Among other successes, the Working Families Party played a major role in getting legislation passed to require employers like Wal-mart to provide health insurance for their employees. They have also successfully advocated for increases in the minimum wage in New York, and helped prevent the passage of legislation seeking tax breaks for the highest income earners.
The New York Working Families party doesn’t always side with the Democrats, as detailed in this article in The Nation. In general, though, Working Families tends to support Democrats, but they have effectively leveraged their support to garner stronger commitments from candidates in both parties on important legislative issues.

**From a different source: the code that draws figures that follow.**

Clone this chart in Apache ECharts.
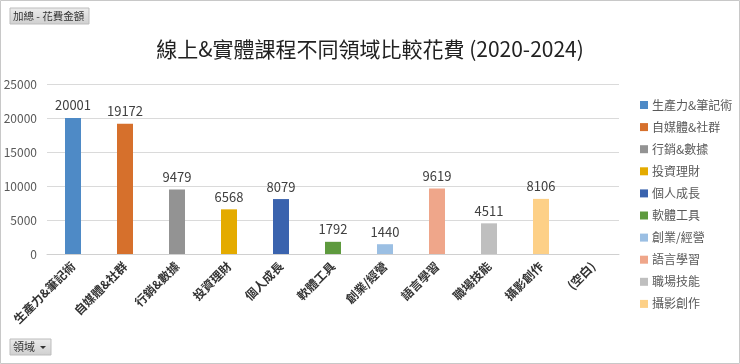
<!DOCTYPE html>
<html><head><meta charset="utf-8">
<script src="https://cdn.jsdelivr.net/npm/echarts@6/dist/echarts.min.js"></script>
<style>html,body{margin:0;padding:0;background:#fff}#c{width:740px;height:364px}</style>
</head><body><div id="c"></div>
<script>
const categories = ['生產力&筆記術','自媒體&社群','行銷&數據','投資理財','個人成長','軟體工具','創業/經營','語言學習','職場技能','攝影創作','(空白)'];
const seriesNames = ['生產力&筆記術','自媒體&社群','行銷&數據','投資理財','個人成長','軟體工具','創業/經營','語言學習','職場技能','攝影創作'];
const values = [20001, 19172, 9479, 6568, 8079, 1792, 1440, 9619, 4511, 8106];
const colors = ['#4E8AC6','#D6702C','#939393','#E4AB00','#3A63AE','#5E9A3E','#9BBFE3','#EFA68A','#BFBFBF','#FDD087'];
const yTicks = [0, 5000, 10000, 15000, 20000, 25000];

const font = '"Noto Sans CJK TC", "Noto Sans", sans-serif';
const series = seriesNames.map((name, i) => ({
  name,
  type: 'bar',
  stack: 'all',
  barWidth: 16,
  itemStyle: { color: colors[i] },
  label: { show: true, position: 'top', distance: 6, color: '#404040', fontSize: 13, fontFamily: font },
  data: categories.map((c, j) => j === i ? values[i] : '-')
}));

const chart = echarts.init(document.getElementById('c'), null, { renderer: 'canvas' });
chart.setOption({
  animation: false,
  backgroundColor: '#fff',
  title: {
    text: '線上&實體課程不同領域比較花費 (2020-2024)',
    left: 'center', top: 34,
    textStyle: { fontSize: 21, fontWeight: 'normal', color: '#222', fontFamily: font }
  },
  legend: {
    orient: 'vertical', left: 635, top: 94, itemGap: 10.1,
    itemWidth: 8, itemHeight: 8, icon: 'rect',
    textStyle: { fontSize: 12, color: '#595959', fontFamily: font, padding: [0,0,0,-1] },
    data: seriesNames
  },
  grid: { left: 47, right: 121, top: 84, bottom: 110 },
  xAxis: {
    type: 'category', data: categories,
    axisLine: { lineStyle: { color: '#d0d0d0' } },
    axisTick: { show: false },
    axisLabel: { rotate: 45, interval: 0, fontSize: 12, fontWeight: 'bold', color: '#333', fontFamily: font, margin: 10 }
  },
  yAxis: {
    type: 'value', min: yTicks[0], max: yTicks[yTicks.length - 1], interval: yTicks[1] - yTicks[0],
    axisLine: { show: false }, axisTick: { show: false },
    splitLine: { lineStyle: { color: '#dadada' } },
    axisLabel: { fontSize: 12, color: '#595959', fontFamily: font, margin: 10, formatter: v => String(v) }
  },
  graphic: [
    { type: 'rect', shape: { x: 0.5, y: 0.5, width: 739, height: 363 }, style: { fill: 'none', stroke: '#c8c8c8', lineWidth: 1 }, z: 100 },
    { type: 'rect', shape: { x: 10, y: 8, width: 79, height: 16 },
      style: { fill: new echarts.graphic.LinearGradient(0,0,0,1,[{offset:0,color:'#ececec'},{offset:1,color:'#cfcfcf'}]), stroke: '#bdbdbd', lineWidth: 1 } },
    { type: 'text', x: 13, y: 16, style: { text: '加總 - 花費金額', fontSize: 10.5, fill: '#333', fontFamily: font, verticalAlign: 'middle' } },
    { type: 'rect', shape: { x: 10, y: 339, width: 41, height: 16 },
      style: { fill: new echarts.graphic.LinearGradient(0,0,0,1,[{offset:0,color:'#ececec'},{offset:1,color:'#cfcfcf'}]), stroke: '#bdbdbd', lineWidth: 1 } },
    { type: 'text', x: 13, y: 347, style: { text: '領域', fontSize: 11, fill: '#333', fontFamily: font, verticalAlign: 'middle' } },
    { type: 'polygon', shape: { points: [[40,346],[46,346],[43,349]] }, style: { fill: '#333' } }
  ],
  series
});
</script>
</body></html>
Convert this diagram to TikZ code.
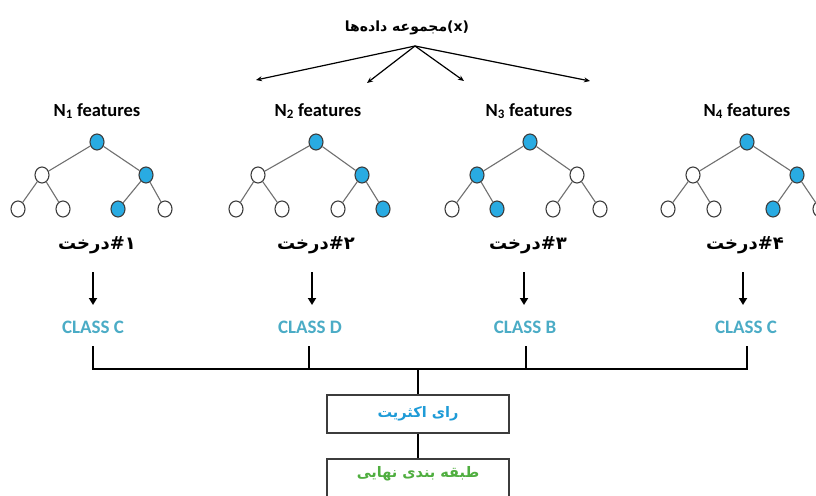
\documentclass[tikz,border=0pt]{standalone}
\usepackage{fontspec}
\setmainfont{Carlito}
\newfontfamily\fa[Script=Arabic]{DejaVu Sans}
\TeXXeTstate=1
\usetikzlibrary{arrows.meta,shapes.geometric}
\definecolor{nodeblue}{HTML}{29ABE2}
\definecolor{classcol}{HTML}{4BACC6}
\definecolor{votecol}{HTML}{1E9BD7}
\definecolor{finalcol}{HTML}{4FAE3F}
\definecolor{edgegray}{HTML}{707070}
\definecolor{ringgray}{HTML}{3C3C3C}
\newcommand\treetext[1]{\hbox{\beginR درخت\endR}\hbox{\#}\hbox{#1}}
\tikzset{
  tn/.style={ellipse, draw=ringgray, line width=1.1pt, minimum width=14pt, minimum height=16pt, inner sep=0pt},
  on/.style={tn, fill=nodeblue},
  off/.style={tn, fill=white},
  tedge/.style={edgegray, line width=1.1pt},
  feat/.style={font=\bfseries\fontsize{18.5}{20}\selectfont, inner sep=0pt},
  treelbl/.style={font=\fa\bfseries\fontsize{18}{20}\selectfont, inner sep=0pt},
  classlbl/.style={font=\bfseries\fontsize{19}{21}\selectfont, text=classcol, inner sep=0pt},
  splitarrow/.style={black, line width=1.2pt, -{Stealth[length=6pt,width=5pt]}},
  downarrow/.style={black, line width=2pt, -{Triangle[length=7pt,width=8pt]}},
  bus/.style={black, line width=1.6pt},
  boxnode/.style={draw=ringgray, line width=1.6pt, minimum width=182pt, inner sep=0pt},
}
\begin{document}
\begin{tikzpicture}[x=1pt,y=-1pt]
\useasboundingbox (0,0) rectangle (816,495);
\clip (0,0) rectangle (816,495);
\fill[white] (0,0) rectangle (816,495);

% title and split arrows
\node[font=\fa\bfseries\fontsize{14}{16}\selectfont, inner sep=0pt] (title) at (407,28) {\hbox{\beginR مجموعه داده‌ها\endR}\hbox{(x)}};
\coordinate (apex) at (415,46);
\coordinate (e1) at (256,80);
\coordinate (e2) at (367,83);
\coordinate (e3) at (464,81);
\coordinate (e4) at (590,81);
\foreach \e in {e1,e2,e3,e4} \draw[splitarrow] (apex) -- (\e);

% feature titles
\node[feat] (f1) at (97,111) {N\textsubscript{1} features};
\node[feat] (f2) at (318,111) {N\textsubscript{2} features};
\node[feat] (f3) at (529,111) {N\textsubscript{3} features};
\node[feat] (f4) at (747,111) {N\textsubscript{4} features};

% tree 1
\node[on]  (t1r) at (97,142) {};
\node[off] (t1a) at (42,175) {};
\node[on]  (t1b) at (146,175) {};
\node[off] (t1c) at (18,209) {};
\node[off] (t1d) at (63,209) {};
\node[on]  (t1e) at (118,209) {};
\node[off] (t1f) at (165,209) {};
% tree 2
\node[on]  (t2r) at (316,142) {};
\node[off] (t2a) at (258,175) {};
\node[on]  (t2b) at (362,175) {};
\node[off] (t2c) at (236,209) {};
\node[off] (t2d) at (282,209) {};
\node[off] (t2e) at (338,209) {};
\node[on]  (t2f) at (383,209) {};
% tree 3
\node[on]  (t3r) at (530,142) {};
\node[on]  (t3a) at (477,175) {};
\node[off] (t3b) at (577,175) {};
\node[off] (t3c) at (452,209) {};
\node[on]  (t3d) at (497,209) {};
\node[off] (t3e) at (553,209) {};
\node[off] (t3f) at (600,209) {};
% tree 4
\node[on]  (t4r) at (747,142) {};
\node[off] (t4a) at (693,175) {};
\node[on]  (t4b) at (797,175) {};
\node[off] (t4c) at (668,209) {};
\node[off] (t4d) at (714,209) {};
\node[on]  (t4e) at (773,209) {};
\node[off] (t4f) at (820,209) {};

\foreach \t in {1,2,3,4}{
  \draw[tedge] (t\t r) -- (t\t a);
  \draw[tedge] (t\t r) -- (t\t b);
  \draw[tedge] (t\t a) -- (t\t c);
  \draw[tedge] (t\t a) -- (t\t d);
  \draw[tedge] (t\t b) -- (t\t e);
  \draw[tedge] (t\t b) -- (t\t f);
}

% tree labels
\node[treelbl] (l1) at (97,245) {\treetext{۱}};
\node[treelbl] (l2) at (316,245) {\treetext{۲}};
\node[treelbl] (l3) at (528,245) {\treetext{۳}};
\node[treelbl] (l4) at (745,245) {\treetext{۴}};

% class labels
\node[classlbl] (c1) at (93,327) {CLASS C};
\node[classlbl] (c2) at (310,327) {CLASS D};
\node[classlbl] (c3) at (525,327) {CLASS B};
\node[classlbl] (c4) at (746,327) {CLASS C};

% down arrows
\coordinate (d1a) at (93,272);  \coordinate (d1b) at (93,305);
\coordinate (d2a) at (312,272); \coordinate (d2b) at (312,305);
\coordinate (d3a) at (524,272); \coordinate (d3b) at (524,305);
\coordinate (d4a) at (743,272); \coordinate (d4b) at (743,305);
\foreach \i in {1,2,3,4} \draw[downarrow] (d\i a) -- (d\i b);

% bus
\coordinate (v1) at (93,346);
\coordinate (v2) at (309,346);
\coordinate (v3) at (526,346);
\coordinate (v4) at (747,346);
\coordinate (bm) at (418,369);
\draw[bus] (v1) |- (bm) -| (v4);
\draw[bus] (v2) -- (v2 |- bm);
\draw[bus] (v3) -- (v3 |- bm);

% boxes
\node[boxnode, minimum height=38pt, font=\fa\bfseries\fontsize{14.5}{16}\selectfont, text=votecol] (vote) at (418,414) {\beginR رای اکثریت\endR};
\node[boxnode, minimum height=44pt, font=\fa\bfseries\fontsize{14.5}{16}\selectfont, text=finalcol, text depth=18pt] (final) at (418,481) {\beginR طبقه بندی نهایی\endR};
\draw[bus] (bm) -- (vote.north);
\draw[bus] (vote.south) -- (final.north);
\end{tikzpicture}
\end{document}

It seems to me Rhode Island could benefit from Ballot Freedom, from a third party that could forcefully advocate for the issues that matter most to working families like quality education and health care. This party could also play a role in reforming the Democratic party in Rhode Island, endorsing Democratic candidates only if they make a clear commitment to the issues that matter most to working families, and running their own candidates to take out bad Democrats, as the Working Families Party did in Brooklyn and Staten Island in 2003, to try to rid the city of some of its corrupt judges picked by the Democratic party.